After several years of double-digit revenue growth, Citrix saw a slowdown in growth in 2014, according to Seeking Alpha. That slowdown certainly wasn’t due to its enterprise mobility offerings, however, with those posting “nearly 100 percent revenue growth” in the first half of this year. Launched in 2013, Citrix’s XenMobile EMM solution has garnered positive press and a leader spot in the EMM market.
EMM vs. MDM, and the implications for BYOD
What separates EMM from the more familiar MDM space is a richer, more comprehensive, and more integrated feature set. Where MDM could be said to focus on device control and restriction—remotely deploying endpoint security software and updates, for example, and validating and adjusting device settings and configurations to comply with corporate policy—EMM takes a more holistic approach to enable secure productivity, while still retaining the core features of MDM.
“MDM will be commoditized,” Potti said. The process looks to be well underway, in fact, with MDM prices per device falling by half since 2010, as Seeking Alpha reported. The emphasis is now on application- and data-level security and enablement, two areas in which XenMobile aims to excel. On the application side, XenMobile offers sandboxed, secure mobile productivity and collaboration apps. On the data side, its ShareFile integration provides a safer file sync and share alternative to consumer-facing options that can cause data security headaches. The integration of these enterprise-grade mobile apps within XenMobile creates what Potti and Citrix refer to as the Mobile Workspace concept.
“At the enterprise end user level, people want that integrated experience without compromise,” Potti said. He added, “As the new wave of consumerization comes in, user experience is king, and user experience must be front and center.” And security must be woven into that experience. “Our head start over the competition is the time we have spent integrating features like cut-and-paste blocking and policy control across applications, data, and mobile devices,” Potti explained.

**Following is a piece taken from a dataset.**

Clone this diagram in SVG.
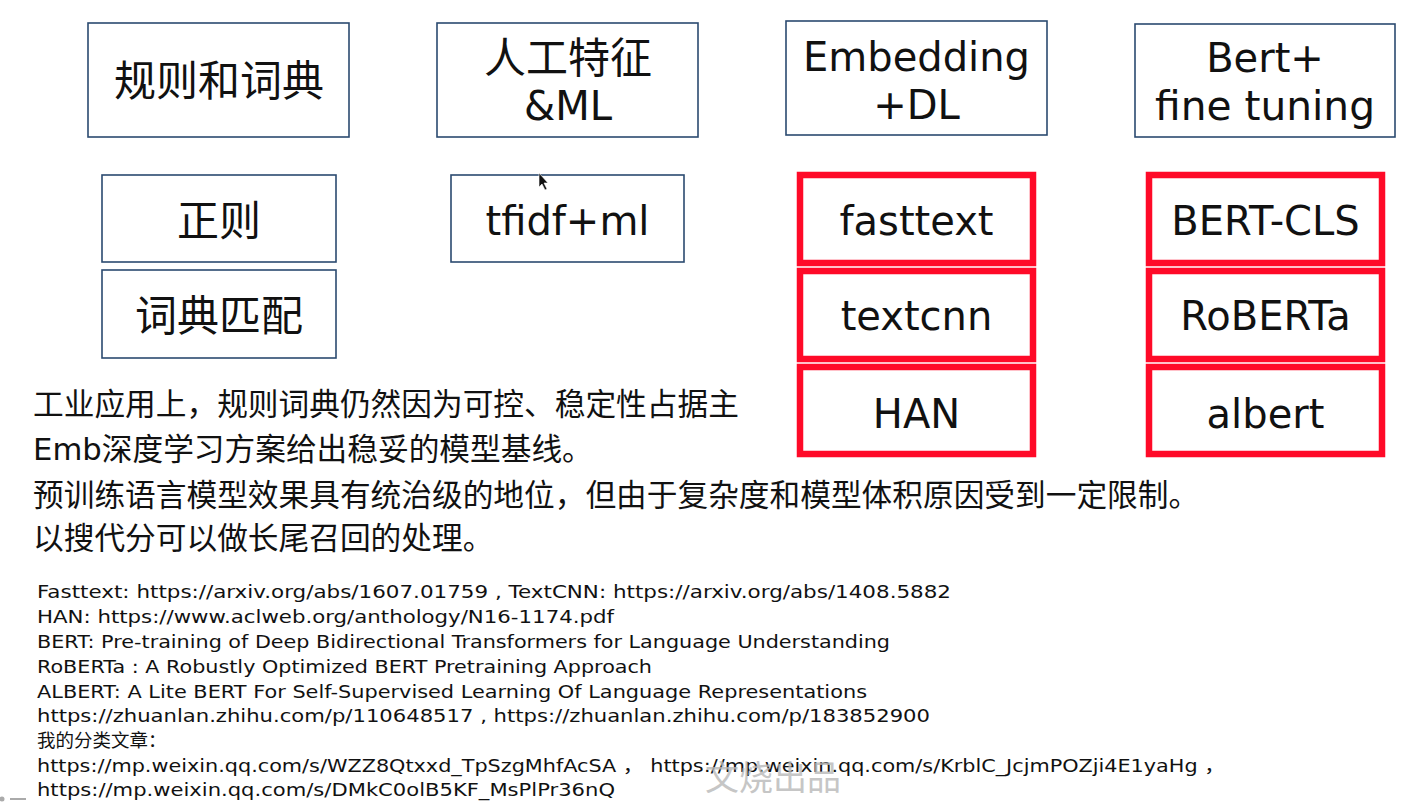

Comprehensiveness, security, and user experience are especially important in BYOD organizations, where a lack of control over the apps employees use can lead to massive data security catastrophes, as we discussed in our recent look at the dangers of shadow IT. EMM solutions like XenMobile can help security-conscious organizations prevent their employees from endangering sensitive data through improper self-service app provisioning and data sharing.
From point solution to holistic workspace
The talk about Citrix’s refocusing raises the question: What about Citrix’s other current offerings? When asked, Potti said that Citrix’s plans are not to drop existing products but rather to fold them into the overall mobile workspace concept.
“People don’t want to lose XenApp or VDI, but rather to embrace mobile workspaces. We’re moving away from point solutions, which create a lack of simplicity that is an impediment to adoption,” he said. Instead, existing products will become mobile workspace features.
As mobility and BYOD become ever more mission-critical to enterprises both large and small, vendors like Citrix could prove vital to helping organizations bridge the gap between productivity and security. EMM offers an attractive approach to enabling end users without sacrificing compliance, data security, and IT control, even over BYOD devices.